An Update on Statin Alternatives and Adjuncts

Matthew J Sorrentino


Clin Lipidology. 2012;7(6):721-730. 

In This Article

Intermittent Statin Dosing

The newer statins on the market have longer half-lives than the original statins. Alternative dosing schedules using once-, twice- or three-times a week or every-other-day dosing, have been investigated as methods to reduce myalgias and yet achieve efficacy in lowering LDL-C. Rosuvastatin with a 19-h half-life and atorvastatin with an 11–24-h half-life (parent drug and active metabolite) are particularly useful for this approach.

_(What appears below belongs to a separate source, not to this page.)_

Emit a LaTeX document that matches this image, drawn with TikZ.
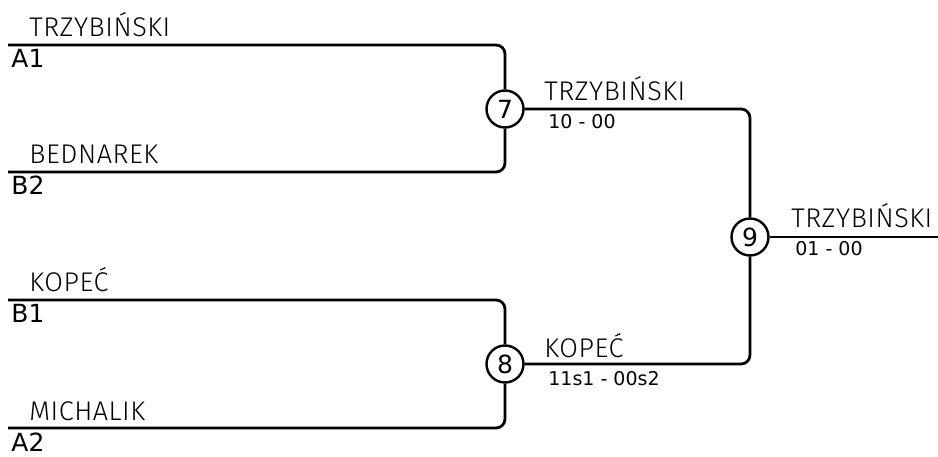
\documentclass[tikz,border=0pt]{standalone}
\usepackage{fontspec}
\setmainfont{DejaVu Sans}
\newfontfamily\namefont[LetterSpace=2]{Fira Sans Light}
\begin{document}
\begin{tikzpicture}[x=1pt,y=-1pt,line width=2.8pt,
  match/.style={draw,circle,minimum size=37pt,inner sep=0pt,line width=2.4pt,font=\fontsize{25}{25}\selectfont},
  player/.style={anchor=base west,inner sep=0pt,font=\namefont\fontsize{27}{27}\selectfont},
  seed/.style={anchor=base west,inner sep=0pt,font=\fontsize{25}{25}\selectfont},
  score/.style={anchor=base west,inner sep=0pt,font=\fontsize{19}{19}\selectfont},
  bracket/.style={rounded corners=9pt}]
\useasboundingbox (0,0) rectangle (938,457);

\coordinate (a1) at (8,45);
\coordinate (b2) at (8,172);
\coordinate (b1) at (8,300);
\coordinate (a2) at (8,428);
\coordinate (out) at (938,237);

\node[match] (m7) at (505,109) {7};
\node[match] (m8) at (505,364) {8};
\node[match] (m9) at (750,237) {9};

\draw[bracket] (a1) -| (m7);
\draw[bracket] (b2) -| (m7);
\draw[bracket] (b1) -| (m8);
\draw[bracket] (a2) -| (m8);
\draw[bracket] (m7) -| (m9);
\draw[bracket] (m8) -| (m9);
\draw (m9) -- (out);

\node[player] (pa1) at (28,37)  {TRZYBIŃSKI};
\node[player] (pb2) at (28,164) {BEDNAREK};
\node[player] (pb1) at (28,292) {KOPEĆ};
\node[player] (pa2) at (28,420) {MICHALIK};
\node[seed]   (sa1) at (10,68)  {A1};
\node[seed]   (sb2) at (10,195) {B2};
\node[seed]   (sb1) at (10,323) {B1};
\node[seed]   (sa2) at (10,451) {A2};

\node[player] (w7) at (543,101) {TRZYBIŃSKI};
\node[score]  (r7) at (547,129) {10 - 00};
\node[player] (w8) at (543,357) {KOPEĆ};
\node[score]  (r8) at (547,385) {11s1 - 00s2};
\node[player] (w9) at (790,228) {TRZYBIŃSKI};
\node[score]  (r9) at (794,256) {01 - 00};
\end{tikzpicture}
\end{document}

A pilot study using every-other-day atorvastatin dosing showed comparable LDL-C-lowering efficacy with daily dosing, although the doses used on an every-other-day schedule were higher than the daily dose needed to achieve the same degree of LDL-C lowering.[7] A prospective trial of once-a-week rosuvastatin dosing in individuals with a history of myalgias on statin therapy achieved a >12% lowering of LDL-C and 80% of the patients were able to continue the medication without experiencing myalgias.[8] A retrospective investigation of patients that were not able to tolerate statins determined that over 72% of individuals were able to tolerate an every-other-day regimen of a low dose of rosuvastatin with a mean LDL-C reduction of approximately 34%.[9] There are no outcome studies performed with intermittent dosing of statins so it is not known if this treatment approach will give the same degree of event reduction for the LDL-C level as achieved with daily dosing.

Combination therapy with a statin plus an intestinal agent can be used in individuals that can only tolerate a low-dose statin or an intermittent dosing of the statin. The combination of a statin with ezetimibe or with a resin, such as colesevelam, can achieve an additional 20% LDL-C reduction.[10] Since the intestinal agents do not have systemic exposure, they would not be expected to worsen myalgias.